There are plenty of stops along the way if your draft
is 5 or less.
In addition to Cedar Key, it is possible to hide from weather at Crystal River if you are careful of the tides.
Steinhatchee can be done with 5' if you make sure you don't come in on a negative tide, which are not uncommon. If you ground there, it won't be mud or sand.
There are floating slips available there, but that is about all.
It is possible to daysail from Tarpons Springs to Cedar Key (anchor), to Steinhatchee (slip), to Carabelle (either), then go inside all the way to your destination
The NE Gulf of Mexico
is not a place to be caught by a strong front. If you chance weather there, have a very stout boat.
No matter what size the seas are there, they will remain on a 5-7 second period, and be shaped like a giant chop, not round like waves.
Look at the history
from the buoy at Middle Ground, and you'll see what I mean.
The only of the above I have not personally visited is Crystal River, but I know plenty who have. None of the above are "cruising destinations" with lots to do, but they all beat 12-18 hours in a giant confused chop washing
machine. Been there done that, and won't do it again.

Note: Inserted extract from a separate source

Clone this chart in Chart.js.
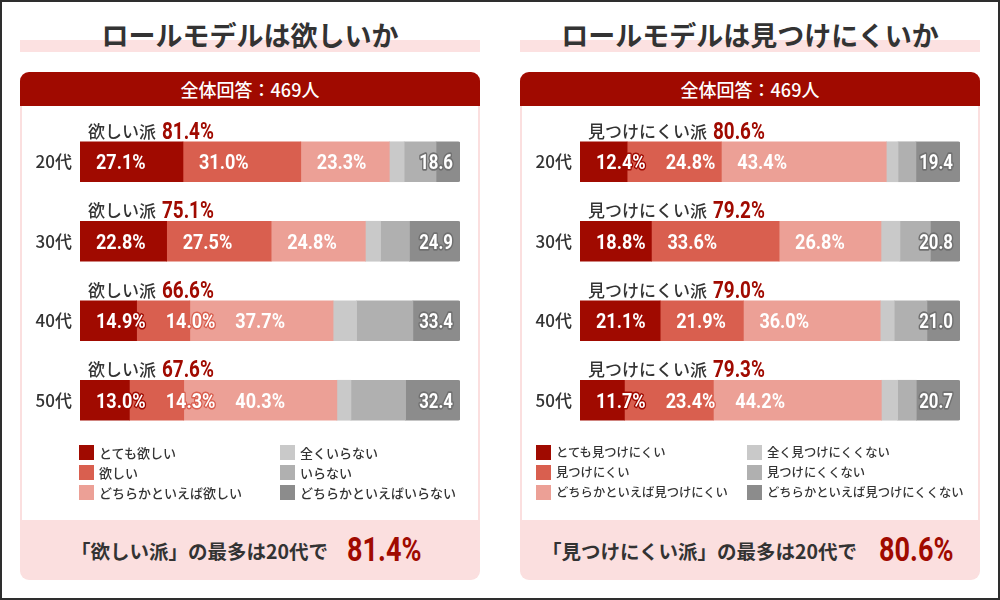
<!DOCTYPE html>
<html lang="ja">
<head>
<meta charset="utf-8">
<script src="https://cdn.jsdelivr.net/npm/chart.js@4.4.1/dist/chart.umd.min.js"></script>
<style>
  body { margin: 0; width: 1000px; height: 600px; position: relative; background: #fff; overflow: hidden;
         font-family: 'Noto Sans CJK JP', 'Noto Sans', sans-serif; color: #333; }
  .frame { position: absolute; left: 0; top: 0; width: 1000px; height: 600px; box-sizing: border-box;
           border: 2px solid #2e2e2e; pointer-events: none; z-index: 10; }
  .hl { position: absolute; top: 40px; width: 460px; height: 12px; background: #fce1e1; }
  .title { position: absolute; top: 15px; width: 460px; text-align: center; font-size: 27px; font-weight: 700;
           line-height: 40px; color: #333; z-index: 2; }
  .panel { position: absolute; top: 72px; width: 460px; height: 508px; border-radius: 9px; overflow: hidden;
           background: #fbdfdf; }
  .head { position: absolute; left: 0; top: 0; width: 460px; height: 34px; background: #a00a00; color: #fff;
          text-align: center; line-height: 34px; font-size: 18px; font-weight: 500; }
  .body { position: absolute; left: 2px; top: 34px; width: 456px; height: 414px; background: #fff; }
  .foot { position: absolute; top: 479px; font-size: 19.5px; font-weight: 700; color: #333; line-height: 0; white-space: nowrap; }
  .big { position: absolute; top: 478px; font-family: Roboto, sans-serif; font-size: 33px; font-weight: 700; color: #a00a00;
         line-height: 0; transform: scaleX(0.82); transform-origin: left center; white-space: nowrap; }
  canvas { position: absolute; top: 106px; z-index: 3; }
  .leg { position: absolute; font-weight: 500; color: #333; line-height: 15px; white-space: nowrap; z-index: 3; }
  .leg i { display: inline-block; width: 15px; height: 15px; vertical-align: top; margin-right: 5px; }
</style>
</head>
<body>
<div class="frame"></div>

<div class="hl" style="left:20px"></div>
<div class="title" style="left:20px">ロールモデルは欲しいか</div>
<div class="panel" style="left:20px">
  <div class="head">全体回答：469人</div>
  <div class="body"></div>
  <div class="foot" style="left:51px">「欲しい派」の最多は20代で</div>
  <div class="big" style="left:327px">81.4%</div>
</div>
<canvas id="wantChart" width="460" height="340" style="left:20px"></canvas>
<div id="wantLegend"></div>

<div class="hl" style="left:520px"></div>
<div class="title" style="left:520px">ロールモデルは見つけにくいか</div>
<div class="panel" style="left:520px">
  <div class="head">全体回答：469人</div>
  <div class="body"></div>
  <div class="foot" style="left:22px">「見つけにくい派」の最多は20代で</div>
  <div class="big" style="left:359px">80.6%</div>
</div>
<canvas id="hardChart" width="460" height="340" style="left:520px"></canvas>
<div id="hardLegend"></div>

<script>
// ----- データ -----
const ages = ['20代', '30代', '40代', '50代'];

// ロールモデルは欲しいか
const wantLabels = ['とても欲しい', '欲しい', 'どちらかといえば欲しい', '全くいらない', 'いらない', 'どちらかといえばいらない'];
const wantVery = [27.1, 22.8, 14.9, 13.0];
const wantYes = [31.0, 27.5, 14.0, 14.3];
const wantSomewhat = [23.3, 24.8, 37.7, 40.3];
const wantNone = [3.9, 4.0, 6.2, 3.7];
const wantNo = [8.4, 7.6, 14.8, 14.4];
const wantSomewhatNo = [6.3, 13.3, 12.4, 14.3];
const wantTotals = [81.4, 75.1, 66.6, 67.6];
const wantNegTotals = [18.6, 24.9, 33.4, 32.4];

// ロールモデルは見つけにくいか
const hardLabels = ['とても見つけにくい', '見つけにくい', 'どちらかといえば見つけにくい', '全く見つけにくくない', '見つけにくくない', 'どちらかといえば見つけにくくない'];
const hardVery = [12.4, 18.8, 21.1, 11.7];
const hardYes = [24.8, 33.6, 21.9, 23.4];
const hardSomewhat = [43.4, 26.8, 36.0, 44.2];
const hardNone = [3.1, 5.0, 3.7, 4.3];
const hardNo = [4.7, 8.0, 8.6, 4.9];
const hardSomewhatNo = [11.6, 7.8, 8.7, 11.5];
const hardTotals = [80.6, 79.2, 79.0, 79.3];
const hardNegTotals = [19.4, 20.8, 21.0, 20.7];

const COLORS = ['#a00a00', '#d95f4f', '#eca096', '#c9c9c9', '#b0b0b0', '#8c8c8c'];
const JP = "'Noto Sans CJK JP', 'Noto Sans', sans-serif";

// 細長い数字（コンデンス風）
function condensedText(ctx, text, x, y, opts) {
  const sx = opts.scale || 0.86;
  ctx.save();
  ctx.font = 'bold ' + opts.size + 'px Roboto, sans-serif';
  const w = ctx.measureText(text).width * sx;
  const left = opts.align === 'right' ? x - w : x;
  ctx.translate(left, y);
  ctx.scale(sx, 1);
  ctx.textAlign = 'left';
  ctx.textBaseline = 'alphabetic';
  if (opts.stroke) {
    ctx.lineJoin = 'round';
    ctx.lineWidth = opts.lineWidth || 3;
    ctx.strokeStyle = opts.stroke;
    ctx.strokeText(text, 0, 0);
  }
  ctx.fillStyle = opts.fill;
  ctx.fillText(text, 0, 0);
  ctx.restore();
  return w;
}

function makeLabelPlugin(groupName, totals, negTotals) {
  return {
    id: 'labels_' + groupName,
    afterDatasetsDraw(chart) {
      const ctx = chart.ctx;
      const metas = [0, 1, 2, 5].map(i => chart.getDatasetMeta(i));
      ages.forEach((a, i) => {
        // 上の見出し「〇〇派 81.4%」
        const first = metas[0].data[i];
        const top = first.y - first.height / 2;
        const x0 = chart.chartArea.left + 8;
        ctx.save();
        ctx.font = '500 17px ' + JP;
        ctx.fillStyle = '#333';
        ctx.textBaseline = 'alphabetic';
        ctx.fillText(groupName, x0, top - 4);
        const tw = ctx.measureText(groupName).width;
        ctx.restore();
        condensedText(ctx, totals[i].toFixed(1) + '%', x0 + tw + 6, top - 3, { size: 23, fill: '#a00a00', scale: 0.82 });

        // 肯定側3区分のラベル
        let prevEnd = -Infinity;
        for (let d = 0; d < 3; d++) {
          const el = metas[d].data[i];
          const start = Math.min(el.base, el.x);
          const val = chart.data.datasets[d].data[i];
          const lx = Math.max(start + 16, prevEnd + 20);
          const w = condensedText(ctx, val.toFixed(1) + '%', lx, el.y + 7.5,
            { size: 21, fill: '#fff', stroke: COLORS[d], lineWidth: 3, scale: 0.86 });
          prevEnd = lx + w;
        }
        // 否定側合計
        const last = metas[3].data[i];
        condensedText(ctx, negTotals[i].toFixed(1), Math.max(last.x, last.base) - 7, last.y + 7.5,
          { size: 21, fill: '#fff', stroke: '#707070', lineWidth: 3.5, scale: 0.8, align: 'right' });
      });
    }
  };
}

function buildChart(canvasId, series, labels, groupName, totals, negTotals) {
  const datasets = series.map((data, k) => ({
    label: labels[k],
    data,
    backgroundColor: COLORS[k],
    borderWidth: 0,
    borderSkipped: false,
    borderRadius: k === 5 ? { topLeft: 0, bottomLeft: 0, topRight: 2, bottomRight: 2 } : 0,
    barThickness: 40
  }));
  return new Chart(document.getElementById(canvasId), {
    type: 'bar',
    data: { labels: ages, datasets },
    options: {
      responsive: false, animation: false, indexAxis: 'y',
      layout: { padding: { top: 16, bottom: 6, right: 20, left: 0 } },
      plugins: { legend: { display: false }, tooltip: { enabled: false } },
      scales: {
        x: { stacked: true, min: 0, max: 100, display: false },
        y: {
          stacked: true,
          grid: { display: false, drawTicks: false }, border: { display: false },
          ticks: { color: '#333', padding: 8, font: { family: JP, size: 17, weight: '500' } },
          afterFit: s => { s.width = 60; s.paddingTop = 0; s.paddingBottom = 0; }
        }
      }
    },
    plugins: [makeLabelPlugin(groupName, totals, negTotals)]
  });
}

function buildLegend(id, labels, left, col2, size) {
  const el = document.getElementById(id);
  let h = '';
  labels.forEach((t, k) => {
    const x = k < 3 ? left : col2;
    const y = 445 + (k % 3) * 20;
    h += '<div class="leg" style="font-size:' + size + 'px;left:' + x + 'px;top:' + y + 'px"><i style="background:' + COLORS[k] + '"></i>' + t + '</div>';
  });
  el.innerHTML = h;
}

buildChart('wantChart', [wantVery, wantYes, wantSomewhat, wantNone, wantNo, wantSomewhatNo], wantLabels, '欲しい派', wantTotals, wantNegTotals);
buildChart('hardChart', [hardVery, hardYes, hardSomewhat, hardNone, hardNo, hardSomewhatNo], hardLabels, '見つけにくい派', hardTotals, hardNegTotals);
buildLegend('wantLegend', wantLabels, 79, 280, 13);
buildLegend('hardLegend', hardLabels, 536, 747, 12.3);
</script>
</body>
</html>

I have made that run many times, both the "rim route" and straight across, and have learned to be patient and wait for the right window, or shorten the runs to the available window.
If you are BoatUS or SeaTow, call their operators in the area and avail yourself of their local knowledge. Beware of shrimpers steering
crazy courses, they are following a depth
contour, and often the autopilot
waypoints while everyone is on deck
fishing. You have to watch for them, as they will never know you are there.
Wait until April, and consider making hops as weather allows.